──────── PROVIDED DATA

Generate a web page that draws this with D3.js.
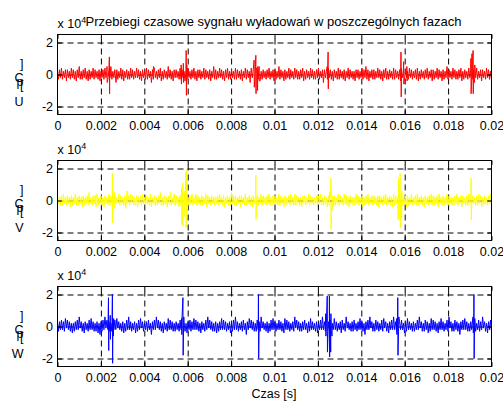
<!DOCTYPE html>
<html><head><meta charset="utf-8">
<script src="https://cdn.jsdelivr.net/npm/d3@7"></script>
<style>
body{margin:0;background:#fff}
svg{display:block}
text{font-family:"Liberation Sans",Arial,Helvetica,sans-serif;fill:#000}
</style>
</head><body>
<svg id="chart" width="503" height="401"></svg>
<script>
// Phase names and line colours
const phases = ["U", "V", "W"];
const phaseColors = ["#ff0000", "#ffff00", "#0000ff"];

// Axis ticks
const xTicks = [0, 0.002, 0.004, 0.006, 0.008, 0.01, 0.012, 0.014, 0.016, 0.018, 0.02];
const xTickLabels = ["0", "0.002", "0.004", "0.006", "0.008", "0.01", "0.012", "0.014", "0.016", "0.018", "0.02"];
const yTicks = [-20000, 0, 20000];
const yTickLabels = ["-2", "0", "2"];
const tEnd = 0.02;
const unit = 1000; // sample values below are stored in units of 1000 pC

// Background noise samples, evenly spaced over 0..tEnd
const noiseU = [
2,-3,3,-2,4,-3,2,-2,3,-4,3,-2,2,-3,4,-2,3,-3,2,-4,
3,-2,5,-3,2,-3,3,-2,4,-3,2,-4,3,-3,2,-2,4,-3,3,-2,
2,-3,3,-4,2,-2,3,-3,4,-2,2,-3,3,-2,5,-3,2,-2,3,-4,
3,-3,2,-2,4,-3,3,-4,2,-2,3,-3,2,-3,4,-2,3,-3,2,-2,
4,-2,3,-3,2,-4,3,-2,2,-3,4,-3,3,-2,2,-5,3,-3,4,-2,
2,-3,3,-2,4,-4,2,-3,3,-2,2,-3,5,-2,3,-3,2,-4,3,-2,
3,-2,2,-3,4,-3,3,-2,2,-4,3,-3,4,-2,2,-3,3,-2,4,-3,
2,-4,3,-2,3,-3,2,-2,4,-3,3,-2,2,-3,3,-4,2,-2,5,-3,
3,-3,2,-2,4,-2,3,-3,2,-4,3,-2,4,-3,2,-3,3,-2,2,-3,
4,-3,3,-2,2,-3,3,-4,2,-2,4,-3,3,-2,2,-3,4,-2,3,-3,
2,-2,3,-3,4,-4,2,-3,3,-2,2,-3,3,-2,4,-3,2,-2,3,-4,
3,-3,2,-2,5,-3,3,-2,2,-4,3,-3,2,-2,4,-3,3,-2,2,-3,
4,-2,3,-3,2,-3,3,-2,4,-4,2,-3,3,-2,2,-3,4,-2,3,-3,
2,-3,3,-2,4,-3,2,-2,3,-5,3,-2,2,-3,4,-2,3,-3,2,-4,
3,-2,2,-3,4,-3,3,-2,2,-3,3,-4,2,-2,4,-3,3,-2,2,-3,
2,-4,3,-2,3,-3,2,-2,4,-3,3,-2,5,-3,3,-4,2,-2,3,-3,
3,-3,2,-2,4,-2,3,-3,2,-4,3,-2,4,-3,2,-3,3,-2,2,-3,
4,-3,3,-2,2,-3,3,-4,2,-2,4,-3,3,-2,2,-3,4,-2,3,-3,
2,-2,3,-3,4,-4,2,-3,3,-2,2,-3,3,-2,4,-3,2,-2,3,-4,
3,-3,2,-2,4,-3,3,-2,2,-4,3,-3,2,-2,5,-3,3,-2,2,-3,
4,-2,3,-3,2,-3,3,-2,4,-4,2,-3,3,-2,2,-3,4,-2,3,-3,
2,-3,3,-2,4,-3,2,-2,3,-4,3,-2,2,-3,4,-2,3,-3,2,-3
];
const noiseV = [
3,-2,2,-3,3,-3,4,-2,2,-3,3,-2,2,-4,3,-3,2,-2,4,-3,
2,-3,3,-2,2,-4,3,-3,2,-2,3,-3,5,-2,2,-3,3,-2,3,-4,
4,-3,2,-2,3,-3,2,-4,3,-2,2,-3,4,-3,3,-2,2,-3,3,-2,
2,-2,4,-3,3,-2,2,-3,3,-5,2,-2,3,-3,4,-2,3,-3,2,-3,
3,-4,2,-2,3,-3,4,-2,2,-3,3,-2,2,-3,4,-4,2,-2,3,-3,
2,-3,3,-2,5,-3,2,-3,3,-2,2,-4,3,-2,3,-3,2,-2,4,-3,
3,-2,2,-4,3,-3,2,-2,4,-3,3,-2,2,-3,3,-2,4,-3,2,-2,
4,-3,3,-2,2,-3,3,-3,2,-2,4,-4,3,-2,2,-3,3,-2,2,-3,
2,-2,3,-3,4,-2,2,-3,3,-4,2,-2,3,-3,2,-3,5,-2,3,-3,
3,-3,2,-2,3,-4,3,-2,2,-3,4,-3,2,-2,3,-3,2,-4,3,-2,
2,-4,3,-3,2,-2,4,-3,3,-2,2,-3,3,-2,4,-3,2,-3,3,-2,
3,-2,2,-3,4,-3,3,-2,2,-4,3,-3,2,-2,3,-3,4,-2,2,-3,
4,-3,3,-2,2,-3,2,-4,3,-2,3,-3,2,-2,4,-3,3,-2,2,-3,
2,-2,3,-3,3,-2,4,-3,2,-3,3,-2,2,-4,3,-3,2,-2,3,-4,
3,-3,2,-2,4,-3,3,-2,2,-3,4,-2,3,-3,2,-4,3,-2,2,-3,
2,-3,4,-2,3,-3,2,-2,3,-4,2,-3,3,-2,4,-3,2,-2,3,-3,
3,-2,2,-3,3,-4,3,-2,2,-3,3,-2,4,-3,2,-2,3,-3,2,-4,
4,-3,3,-2,2,-3,3,-2,4,-3,2,-2,3,-4,3,-3,2,-2,4,-3,
2,-2,3,-3,4,-3,2,-2,3,-3,2,-4,3,-2,2,-3,3,-2,4,-3,
3,-3,2,-2,3,-4,4,-2,2,-3,3,-3,2,-2,4,-3,3,-2,2,-3,
2,-3,3,-2,4,-3,2,-2,3,-4,3,-2,2,-3,3,-3,4,-2,2,-3,
3,-2,2,-3,3,-3,4,-2,3,-4,2,-3,3,-2,2,-3,3,-2,4,-3
];
const noiseW = [
2,-3,3,-2,4,-2,3,-3,5,-1,4,-2,3,-3,2,-4,2,-3,3,-2,
4,-2,6,-1,3,-3,2,-4,3,-2,2,-3,4,-2,5,-2,3,-3,2,-3,
3,-4,2,-5,3,-3,4,-2,6,-1,4,-2,3,-3,2,-3,3,-2,4,-2,
5,-1,3,-2,2,-3,3,-4,2,-3,4,-2,6,-2,3,-3,2,-2,3,-4,
2,-3,4,-2,5,-1,3,-3,2,-2,3,-3,4,-2,2,-5,3,-2,4,-2,
6,-1,4,-2,3,-3,2,-4,3,-2,2,-3,5,-2,4,-2,3,-3,2,-3,
3,-2,2,-3,4,-2,6,-1,3,-3,2,-4,3,-2,4,-3,3,-2,5,-2,
4,-2,3,-3,2,-4,3,-2,2,-3,4,-2,6,-1,4,-2,3,-3,2,-3,
3,-4,2,-3,3,-2,5,-2,4,-2,3,-3,2,-2,3,-4,2,-3,4,-2,
6,-2,3,-3,2,-2,3,-3,4,-2,2,-5,3,-2,5,-1,4,-2,3,-3,
2,-3,4,-2,3,-3,6,-1,3,-2,2,-3,3,-4,2,-3,4,-2,5,-2,
3,-3,2,-2,4,-2,3,-3,2,-4,5,-2,4,-2,3,-3,2,-2,3,-3,
6,-1,4,-2,3,-3,2,-3,3,-2,4,-2,2,-4,3,-3,5,-2,3,-2,
2,-3,3,-4,2,-2,4,-2,6,-2,3,-3,2,-3,3,-2,4,-3,2,-2,
5,-2,3,-3,2,-2,3,-4,4,-2,2,-3,6,-1,3,-2,2,-3,3,-3,
4,-2,2,-3,3,-2,5,-2,3,-3,2,-5,3,-2,4,-2,6,-1,3,-3,
2,-3,4,-2,3,-3,2,-2,4,-3,5,-1,3,-3,2,-4,3,-2,4,-2,
6,-2,3,-3,2,-3,3,-2,4,-2,2,-4,3,-3,5,-2,3,-2,2,-3,
3,-3,2,-2,4,-2,6,-1,3,-3,2,-3,4,-2,3,-4,2,-3,5,-2,
4,-2,3,-3,2,-4,3,-2,5,-2,3,-3,2,-2,4,-3,6,-1,3,-3,
2,-3,4,-2,3,-3,2,-5,3,-2,4,-2,5,-2,3,-3,2,-3,3,-2,
5,-2,3,-3,2,-2,4,-3,3,-2,6,-1,3,-3,2,-4,3,-2,4,-3
];

// Discharge pulses: time [s] and value (units of 1000 pC)
const pulseTimeU = [0.00228,0.00229,0.00239,0.00240,0.00241,0.00270,0.00442,0.00570,0.00571,0.00580,0.00581,0.00593,0.00594,0.00596,
  0.00888,0.00906,0.00907,0.00914,0.00915,0.00916,0.00922,0.00923,0.00929,0.00930,0.01243,0.01247,0.01248,0.01249,
  0.01583,0.01584,0.01585,0.01595,0.01596,0.01610,0.01611,0.01905,0.01906,0.01910,0.01911,0.01915,0.01916,0.01917,0.01922,0.01923];
const pulseValueU = [5,-5,11,-12,4,-5,5,6,-6,7,-5,15,-13,6,
  -5,9,-8,12,-12,4,-10,5,5,-4,5,14,-9,3,
  14,-14,4,8,-6,5,-4,10,-12,13,-3,15,-12,3,-5,6];

const pulseTimeV = [0.00178,0.00252,0.00253,0.00254,0.00263,0.00264,0.00320,0.00522,0.00572,0.00573,0.00577,0.00578,0.00584,0.00585,
  0.00592,0.00593,0.00596,0.00597,0.00913,0.00914,0.00915,0.01254,0.01260,0.01261,0.01266,
  0.01570,0.01572,0.01573,0.01579,0.01580,0.01586,0.01587,0.01905,0.01906,0.01907];
const pulseValueV = [4,3,17,-14,5,-5,6,5,8,-15,11,-16,-10,6,
  18,-17,19,-8,2,16,-12,5,14,-18,-6,
  -12,14,-12,17,-17,-11,6,2,14,-12];

const pulseTimeW = [0.00235,0.00236,0.00243,0.00244,0.00253,0.00254,0.00258,0.00259,
  0.00572,0.00573,0.00578,0.00579,0.00582,0.00926,0.00927,
  0.01236,0.01237,0.01243,0.01244,0.01253,0.01254,0.01259,0.01260,0.01265,
  0.01563,0.01564,0.01568,0.01569,0.01573,0.01915,0.01916,0.01919,0.01920,0.01923];
const pulseValueW = [18,-15,7,-8,20,-23,-6,5,
  5,-5,18,-18,6,20,-20,
  8,-6,19,-16,19,-19,-16,8,-6,
  5,-5,18,-18,6,6,-4,20,-20,5];

const noiseSets = [noiseU, noiseV, noiseW];
const pulseTimes = [pulseTimeU, pulseTimeV, pulseTimeW];
const pulseValues = [pulseValueU, pulseValueV, pulseValueW];

// Layout
const left = 57.5, right = 491.5;
const panelTops = [34.5, 160.5, 286.5];
const panelH = 80;
const tickLen = 4.3;
const fontSize = 12.5;

const svg = d3.select("#chart");
const x = d3.scaleLinear().domain([0, tEnd]).range([left, right]);

function buildSeries(noise, pt, pv) {
  const step = tEnd / (noise.length - 1);
  const pts = noise.map((n, i) => ({t: i * step, v: n * unit}));
  pt.forEach((t, i) => pts.push({t: t, v: pv[i] * unit}));
  pts.sort((a, b) => a.t - b.t);
  return pts;
}

phases.forEach((phase, k) => {
  const top = panelTops[k], bottom = top + panelH;
  const y = d3.scaleLinear().domain([-25000, 25000]).range([bottom, top]);
  const g = svg.append("g");

  // dashed grid
  g.append("g").attr("transform", `translate(0,${bottom})`)
    .call(d3.axisBottom(x).tickValues(xTicks.slice(1, -1)).tickSize(-panelH).tickFormat(""))
    .call(s => { s.select(".domain").remove();
      s.selectAll("line").attr("stroke", "#000").attr("stroke-width", 1).attr("stroke-dasharray", "6,4"); });
  g.append("g").attr("transform", `translate(${left},0)`)
    .call(d3.axisLeft(y).tickValues(yTicks).tickSize(-(right - left)).tickFormat(""))
    .call(s => { s.select(".domain").remove();
      s.selectAll("line").attr("stroke", "#000").attr("stroke-width", 1).attr("stroke-dasharray", "6,4"); });

  // signal
  const clipId = "clip" + k;
  svg.append("clipPath").attr("id", clipId)
    .append("rect").attr("x", left).attr("y", top).attr("width", right - left).attr("height", panelH);
  const series = buildSeries(noiseSets[k], pulseTimes[k], pulseValues[k]);
  g.append("path").datum(series)
    .attr("clip-path", `url(#${clipId})`)
    .attr("fill", "none").attr("stroke", phaseColors[k]).attr("stroke-width", 1)
    .attr("d", d3.line().x(d => x(d.t)).y(d => y(d.v)));

  // axes with inward ticks
  const styleAxis = s => { s.select(".domain").remove();
    s.selectAll("line").attr("stroke", "#000");
    s.selectAll("text").attr("font-size", fontSize).attr("fill", "#000")
      .style("font-family", "'Liberation Sans', Arial, sans-serif"); };
  g.append("g").attr("transform", `translate(0,${bottom})`)
    .call(d3.axisBottom(x).tickValues(xTicks).tickSize(-tickLen).tickPadding(7)
      .tickFormat((d, i) => xTickLabels[i]))
    .call(styleAxis);
  g.append("g").attr("transform", `translate(0,${top})`)
    .call(d3.axisTop(x).tickValues(xTicks).tickSize(-tickLen).tickFormat(""))
    .call(styleAxis);
  g.append("g").attr("transform", `translate(${left},0)`)
    .call(d3.axisLeft(y).tickValues(yTicks).tickSize(-tickLen).tickPadding(4.5)
      .tickFormat((d, i) => yTickLabels[i]))
    .call(styleAxis);
  g.append("g").attr("transform", `translate(${right},0)`)
    .call(d3.axisRight(y).tickValues(yTicks).tickSize(-tickLen).tickFormat(""))
    .call(styleAxis);

  // box
  g.append("rect").attr("x", left).attr("y", top).attr("width", right - left).attr("height", panelH)
    .attr("fill", "none").attr("stroke", "#000").attr("stroke-width", 1);

  // exponent label
  const ex = g.append("text").attr("x", left).attr("y", top - 6.5).attr("font-size", fontSize);
  ex.append("tspan").text("x 10");
  ex.append("tspan").attr("font-size", 9).attr("dy", -5).text("4");

  // y label (stacked glyphs)
  const y0 = y(0);
  const glyphs = [["]", -6.5], ["C", 7], ["p", 11.5], ["[", 14], [phase, 31.5]];
  glyphs.forEach(([ch, dy]) => {
    g.append("text").attr("x", 23.5).attr("y", y0 + dy)
      .attr("text-anchor", "end").attr("font-size", fontSize).text(ch);
  });
});

// title and x label
svg.append("text").attr("x", 273.5).attr("y", 25.5).attr("text-anchor", "middle")
  .attr("font-size", 13).text("Przebiegi czasowe sygnału wyładowań w poszczególnych fazach");
svg.append("text").attr("x", 274).attr("y", 398).attr("text-anchor", "middle")
  .attr("font-size", fontSize).text("Czas [s]");
</script>
</body></html>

────────────────

▸ **SHORT TASK**: Go from the first line of the data above to the line containing "const unit = 1000;" and retype exactly those lines, both included, but none of the pictures.

▸ **IN RESPONSE**:
Generate a web page that draws this with D3.js.
<!DOCTYPE html>
<html><head><meta charset="utf-8">
<script src="https://cdn.jsdelivr.net/npm/d3@7"></script>
<style>
body{margin:0;background:#fff}
svg{display:block}
text{font-family:"Liberation Sans",Arial,Helvetica,sans-serif;fill:#000}
</style>
</head><body>
<svg id="chart" width="503" height="401"></svg>
<script>
// Phase names and line colours
const phases = ["U", "V", "W"];
const phaseColors = ["#ff0000", "#ffff00", "#0000ff"];

// Axis ticks
const xTicks = [0, 0.002, 0.004, 0.006, 0.008, 0.01, 0.012, 0.014, 0.016, 0.018, 0.02];
const xTickLabels = ["0", "0.002", "0.004", "0.006", "0.008", "0.01", "0.012", "0.014", "0.016", "0.018", "0.02"];
const yTicks = [-20000, 0, 20000];
const yTickLabels = ["-2", "0", "2"];
const tEnd = 0.02;
const unit = 1000; // sample values below are stored in units of 1000 pC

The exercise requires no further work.